Poderíamos pedir aos ginásios para oferecerem aquilo que nós precisamos, mas na verdade oferecem o que as pessoas querem. E podem ser criticados por isso? Não! É um negócio com toda a legitimidade e mérito. As pessoas sentem-se bem depois de um treino intenso à noite? Claro que sim... Endorfinas, adrenalina e cortisol aos potes. Mas não é isto que precisamos nesta altura, é sim de serotonina e melatonina, é sim de relaxar. Sublinho que problema de fundo não são os ginásios nem nunca foram. É a forma como a sociedade está estruturada, mas podemos adaptar-nos melhor a ela e é sobre isto que estamos a falar. É sobre isto que vale a pena discutir de forma séria. Nós aqui já estamos bem mais à frente da questão de se devemos ou não praticar exercício. Isso já nem é questão. Estamos a discutir a melhor forma de o enquadrar numa sociedade estruturada para o stress, e que viola os padrões biológicos do nosso organismo.

Darwin dizia que o Mundo não é dos mais fortes, não é dos mais inteligentes, é dos que melhor se adaptam às mudanças. Eu acrescento que não é dos mais rápidos, dos mais móveis, nem dos mais resistentes ou energéticos.
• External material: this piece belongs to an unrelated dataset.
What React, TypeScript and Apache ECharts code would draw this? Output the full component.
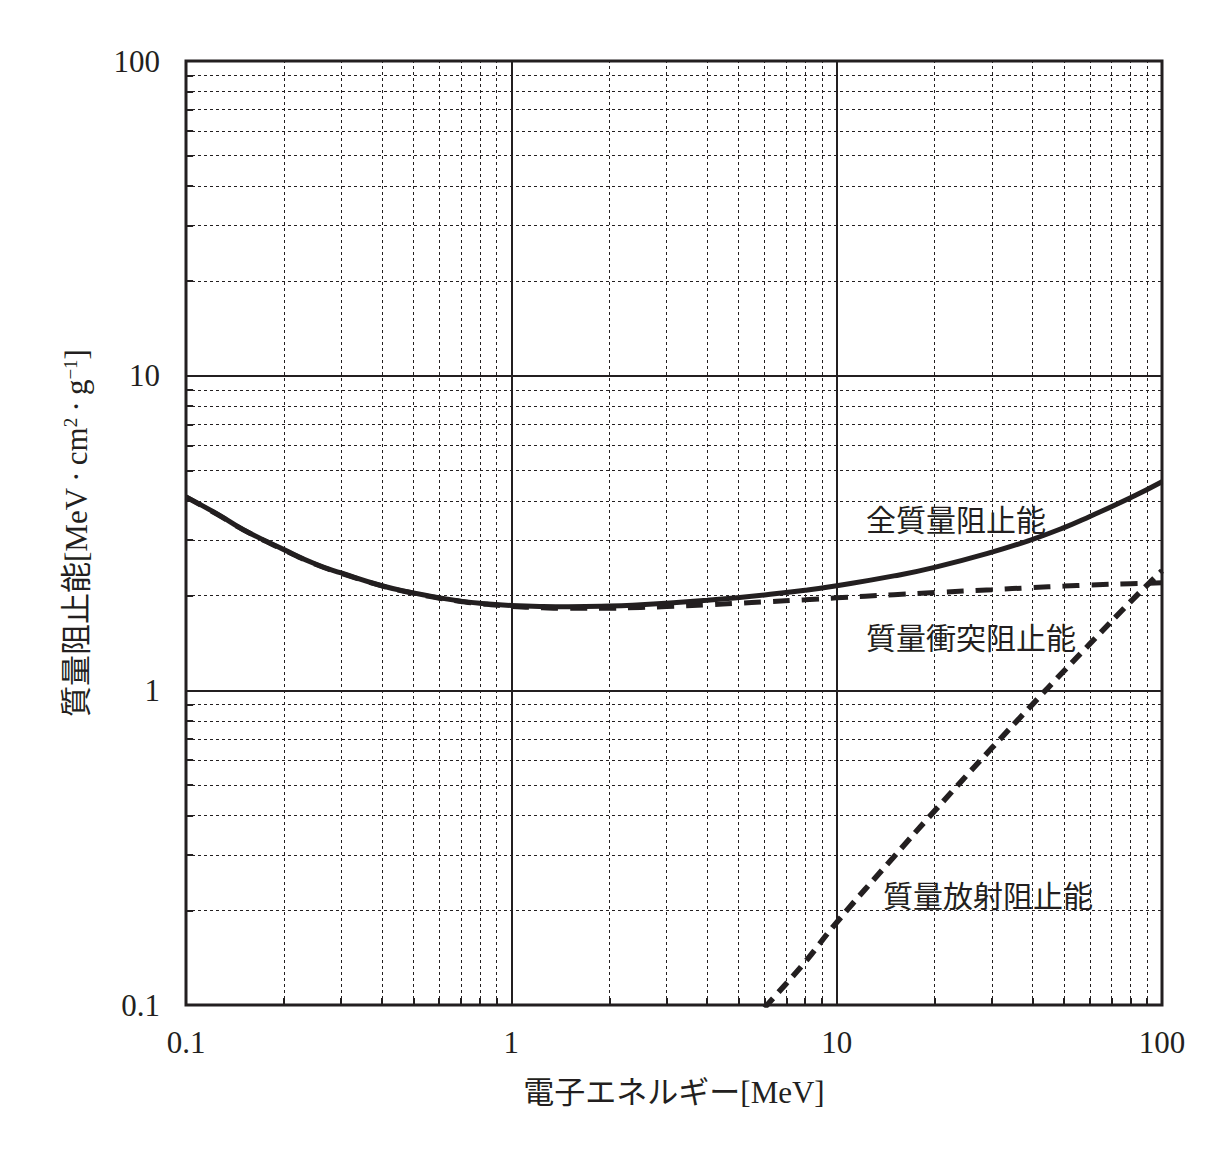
import React, { useRef, useEffect } from 'react';
import * as echarts from 'echarts';

// electron energy [MeV] and mass stopping powers [MeV·cm²·g⁻¹]
const energies = [0.1, 0.125, 0.15, 0.2, 0.25, 0.3, 0.4, 0.5, 0.6, 0.7, 0.8, 1, 1.25, 1.5, 2, 2.5, 3, 4, 5, 6, 8, 10, 15, 20, 30, 40, 50, 60, 80, 100];
const totalPower = [4.12, 3.63, 3.24, 2.8, 2.52, 2.36, 2.15, 2.04, 1.97, 1.92, 1.89, 1.86, 1.846, 1.843, 1.852, 1.87, 1.891, 1.933, 1.972, 2.01, 2.08, 2.15, 2.31, 2.46, 2.75, 3.02, 3.29, 3.57, 4.09, 4.6];
const collisionPower = [4.115, 3.62, 3.238, 2.793, 2.515, 2.355, 2.148, 2.034, 1.963, 1.917, 1.886, 1.849, 1.829, 1.822, 1.824, 1.834, 1.846, 1.87, 1.892, 1.911, 1.941, 1.968, 2.014, 2.046, 2.089, 2.121, 2.144, 2.162, 2.182, 2.197];
const radEnergies = [6, 7, 8, 10, 15, 20, 30, 40, 50, 60, 80, 100];
const radiativePower = [0.098, 0.117, 0.137, 0.183, 0.296, 0.414, 0.656, 0.903, 1.153, 1.404, 1.912, 2.399];

const minorX = [0.2, 0.3, 0.4, 0.5, 0.6, 0.7, 0.8, 0.9, 2, 3, 4, 5, 6, 7, 8, 9, 20, 30, 40, 50, 60, 70, 80, 90];
const minorY = [0.2, 0.3, 0.4, 0.5, 0.6, 0.7, 0.8, 0.9, 2, 3, 4, 5, 6, 7, 8, 9, 20, 30, 40, 50, 60, 70, 80, 90];

const INK = '#231f20';
const SERIF = "'Liberation Serif', 'Noto Sans CJK JP', serif";
const THIN = '\u2009';
// inward minor tick length, as a factor on the log axes (about 7px of a 315px decade)
const TICK = Math.pow(10, 7 / 320);

const pairs = (xs: number[], ys: number[]) => xs.map((x, i) => [x, ys[i]]);

export default function App() {
  const ref = useRef<HTMLDivElement>(null);

  useEffect(() => {
    document.body.style.margin = '0';
    if (!ref.current) return;
    const chart = echarts.init(ref.current, undefined, { renderer: 'svg' });

    const labelStyle = { fontFamily: SERIF, fontSize: 30, fill: INK };

    chart.setOption({
      animation: false,
      backgroundColor: '#fff',
      grid: {
        left: 186, top: 61, width: 976, height: 944,
        show: true, borderColor: INK, borderWidth: 3, backgroundColor: 'transparent',
      },
      xAxis: {
        type: 'log', logBase: 10, min: 0.1, max: 100,
        name: '電子エネルギー[MeV]',
        nameLocation: 'middle', nameGap: 72,
        nameTextStyle: { fontFamily: SERIF, fontSize: 31, color: INK },
        axisLine: { show: false },
        axisTick: { show: false },
        axisLabel: { fontFamily: SERIF, fontSize: 31, color: INK, margin: 22 },
        splitLine: { show: true, lineStyle: { color: INK, width: 2 } },
      },
      yAxis: {
        type: 'log', logBase: 10, min: 0.1, max: 100,
        name: `質量阻止能[MeV${THIN}·${THIN}cm{sup|2}${THIN}·${THIN}g{sup|−1}]`,
        nameLocation: 'middle', nameGap: 94, nameRotate: 90,
        nameTextStyle: {
          fontFamily: SERIF, fontSize: 31, color: INK,
          rich: { sup: { fontFamily: SERIF, fontSize: 19, color: INK, verticalAlign: 'top' } },
        },
        axisLine: { show: false },
        axisTick: { show: false },
        axisLabel: { fontFamily: SERIF, fontSize: 31, color: INK, margin: 26 },
        splitLine: { show: true, lineStyle: { color: INK, width: 2 } },
      },
      series: [
        {
          name: 'grid', type: 'line', data: [], silent: true,
          markLine: {
            silent: true, symbol: 'none', label: { show: false },
            lineStyle: { color: INK, width: 1, type: [3, 3] },
            data: [
              ...minorX.map(v => ({ xAxis: v })),
              ...minorY.map(v => ({ yAxis: v })),
            ],
          },
        },
        {
          name: 'ticks', type: 'line', data: [], silent: true,
          markLine: {
            silent: true, symbol: 'none', label: { show: false },
            lineStyle: { color: INK, width: 2, type: 'solid' },
            data: [
              ...minorX.map(v => [{ coord: [v, 0.1] }, { coord: [v, 0.1 * TICK] }]),
              ...minorY.map(v => [{ coord: [0.1, v] }, { coord: [0.1 * TICK, v] }]),
            ],
          },
        },
        {
          name: '質量衝突阻止能', type: 'line', data: pairs(energies, collisionPower),
          showSymbol: false, smooth: true, clip: true,
          lineStyle: { color: INK, width: 5, type: [17, 12] },
        },
        {
          name: '全質量阻止能', type: 'line', data: pairs(energies, totalPower),
          showSymbol: false, smooth: true, clip: true,
          lineStyle: { color: INK, width: 5 },
        },
        {
          name: '質量放射阻止能', type: 'line', data: pairs(radEnergies, radiativePower),
          showSymbol: false, smooth: true, clip: true,
          lineStyle: { color: INK, width: 5.5, type: [13, 8] },
        },
      ],
      graphic: [
        { type: 'text', left: 866, top: 505, style: { ...labelStyle, text: '全質量阻止能' } },
        { type: 'text', left: 866, top: 623, style: { ...labelStyle, text: '質量衝突阻止能' } },
        { type: 'text', left: 883, top: 881, style: { ...labelStyle, text: '質量放射阻止能' } },
      ],
    });

    return () => chart.dispose();
  }, []);

  return <div ref={ref} style={{ width: 1212, height: 1164, position: 'absolute', left: 0, top: 0 }} />;
}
É dos que melhor se adaptam às mudanças, e hoje o Mundo é um stress constante. Uma "habilidade" ser boa ou má, adequada ou desadequada, depende do contexto em que está inserida. Pode não ser o que mais precisas para máxima fitness, no verdadeiro significado da palavra - adaptação ao meio. Já não vivemos com medo do leão escondido no beco. Os agressores agora são outros.

Há uns tempos, para relaxamento da minha mente confusa e perturbada, estava a ler sobre aspectos em comum de pessoas bem sucedidas como CEOs de grandes empresas. Uma das coisas que me saltou à vista, vale o que vale, é que quase todos treinavam pela manhã. Não vale nada como argumento, mas o estilo de vida que levamos enquanto cá estamos define o que somos e onde chegamos (estou tão poético hoje...). A lei natural do Universo já é o da desordem máxima. Gastamos muita energia para manter esta organização complexa. Não precisamos de a destabilizar demais... só um bocadinho. Exercício sempre, mas dentro dos limites da nossa tolerância.